Save as mentioned above, if the latest time for the acceptance of the Offers and the posting of remittances do not take effect on the date and time as stated above, the other dates mentioned above may be affected. The Offeror will notify the Shareholders and the Optionholder(s) by way of announcement(s) on any change to the expected timetable as soon as practicable.
Shareholders, Optionholder(s) and/or potential investors of the Company should note that the Share Offer is subject to the satisfaction or waiver (where applicable) of the Conditions, and the Option Offer is subject to, and conditional upon, the Share Offer becoming or being declared unconditional in all respects. Accordingly, the Offers may or may not become unconditional. Shareholders, Optionholder(s) and/or potential investors of the Company should therefore exercise caution when dealing in the securities of the Company (including the Shares and any options or rights in respect of them). Persons who are in doubt as to the action they should take should consult their licensed securities dealers or registered institutions in securities, bank managers, solicitors, professional accountants or other professional advisers.
The Offeror reminds his associates of the dealing restrictions under the Takeovers Code and to disclose their permitted dealings, if any, in any securities of the Company.
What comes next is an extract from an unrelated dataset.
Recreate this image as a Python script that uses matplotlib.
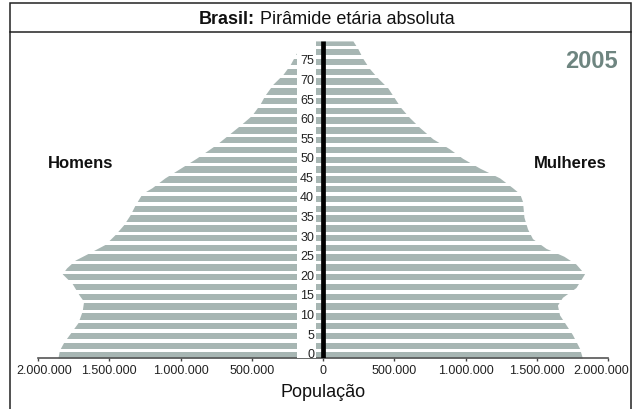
import numpy as np
import matplotlib
matplotlib.use("Agg")
import matplotlib.pyplot as plt
from matplotlib.patches import Rectangle
from matplotlib.lines import Line2D
from matplotlib.ticker import FuncFormatter
import matplotlib.transforms as mtransforms

plt.rcParams["font.family"] = ["Liberation Sans", "DejaVu Sans"]

# outline of the pyramid (age, persons)
men_ages = [-1, 1, 3, 5, 8, 11, 13.5, 15, 18, 20.5, 22, 24, 25.5, 28, 30.5, 33,
            35.5, 38, 41, 42.5, 45, 47.5, 50, 53.5, 56, 58.5, 61, 64, 66, 69,
            71.5, 74, 77, 80]
men_pop = [1860000, 1850000, 1820000, 1780000, 1720000, 1690000, 1680000,
           1710000, 1760000, 1830000, 1800000, 1740000, 1660000, 1530000,
           1460000, 1400000, 1355000, 1320000, 1270000, 1200000, 1110000,
           1000000, 890000, 750000, 665000, 580000, 500000, 440000, 410000,
           350000, 280000, 230000, 185000, 165000]

women_ages = [-1, 1.5, 5, 7.5, 10, 12.5, 14.5, 17, 20.5, 23, 25, 27, 29.5, 32,
              35, 39, 41, 42.5, 45, 47.5, 50, 52.5, 55, 58, 60.5, 63, 65.5,
              68, 70.5, 73, 75.5, 78, 80]
women_pop = [1820000, 1800000, 1750000, 1705000, 1660000, 1645000, 1680000,
             1775000, 1835000, 1775000, 1690000, 1565000, 1470000, 1435000,
             1410000, 1400000, 1380000, 1330000, 1240000, 1100000, 980000,
             885000, 770000, 675000, 605000, 545000, 500000, 455000, 385000,
             325000, 280000, 245000, 210000]

age_labels = list(range(0, 80, 5))
x_ticks = [-2000000, -1500000, -1000000, -500000, 0, 500000, 1000000,
           1500000, 2000000]

BAR = "#a7b6b3"
W, H = 636, 410


def fx(x):
    return x / W


def fy(y):
    return 1 - y / H


fig = plt.figure(figsize=(W / 100, H / 100), dpi=100)
ax = fig.add_axes([fx(38), fy(359), 570 / W, 321 / H])

ax.fill_betweenx(men_ages, 0, -np.array(men_pop), color=BAR, lw=0, zorder=1)
ax.fill_betweenx(women_ages, 0, women_pop, color=BAR, lw=0, zorder=1)

# white stripes across the filled area
for start in np.arange(0.45, 80, 2.5):
    ax.axhspan(start, start + 0.85, color="white", lw=0, zorder=2)

# white strip behind the age labels
ax.axvspan(-182000, -49000, color="white", lw=0, zorder=3)
ax.vlines(0, -1, 80, color="black", lw=3.4, zorder=4)

for a in age_labels:
    ax.text(-63000, a, str(a), ha="right", va="center", fontsize=9,
            color="#222222", zorder=5)

ax.set_xlim(-2000000, 2000000)
ax.set_ylim(-1, 81)
ax.set_xticks(x_ticks)
ax.xaxis.set_major_formatter(
    FuncFormatter(lambda v, p: f"{abs(v):,.0f}".replace(",", ".")))
ax.tick_params(axis="x", length=2.5, width=1, color="#444444", pad=1.5,
               labelsize=9, labelcolor="#222222")
ax.set_yticks([])
for side in ["left", "right", "top"]:
    ax.spines[side].set_visible(False)
ax.spines["bottom"].set_color("#555555")
ax.spines["bottom"].set_linewidth(1.2)

# pull the outer tick labels inside the frame
labels = ax.get_xticklabels()
shift = 6.5 / 100
labels[0].set_transform(labels[0].get_transform() +
                        mtransforms.ScaledTranslation(shift, 0, fig.dpi_scale_trans))
labels[-1].set_transform(labels[-1].get_transform() +
                         mtransforms.ScaledTranslation(-shift, 0, fig.dpi_scale_trans))

ax.set_xlabel("População", fontsize=13, color="#111111")
ax.xaxis.set_label_coords(0.5, (359 - 397.3) / 321)
ax.xaxis.label.set_verticalalignment("baseline")

fig.text(fx(618), fy(68), "2005", ha="right", va="baseline", fontsize=17,
         fontweight="bold", color="#6e8580")
fig.text(fx(48), fy(168), "Homens", ha="left", va="baseline", fontsize=12,
         fontweight="bold", color="#111111")
fig.text(fx(534), fy(168), "Mulheres", ha="left", va="baseline", fontsize=12,
         fontweight="bold", color="#111111")

# frame and title box
fig.add_artist(Rectangle((fx(10), fy(33)), fx(631) - fx(10), fy(4) - fy(33),
                         transform=fig.transFigure, fill=False,
                         edgecolor="#222222", lw=1.1))
for xv in (10, 631):
    fig.add_artist(Line2D([fx(xv), fx(xv)], [fy(33), 0],
                          transform=fig.transFigure, color="#222222", lw=1.1))

renderer = fig.canvas.get_renderer()
t1 = fig.text(fx(199), fy(24.5), "Brasil:", ha="left", va="baseline",
              fontsize=13, fontweight="bold", color="#111111")
bb = t1.get_window_extent(renderer)
fig.text(bb.x1 / fig.bbox.width, fy(24.5), " Pirâmide etária absoluta",
         ha="left", va="baseline", fontsize=13, color="#111111")

fig.savefig("out.png", dpi=100)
By Order of the Board Beta Dynamic Limited Cheung Siu Fai Sole Director
Hong Kong, 3 April 2020
As at the date of this announcement, the sole director of Beta Dynamic Limited is Mr. Cheung. The sole director of Beta Dynamic Limited accepts full responsibility for the accuracy of information contained in this announcement and confirms, having made all reasonable enquiries, that to the best of his knowledge, opinions expressed in this announcement have been arrived at upon due and careful consideration and there are no other facts not contained in this announcement, the omission of which would make any statement in this announcement misleading.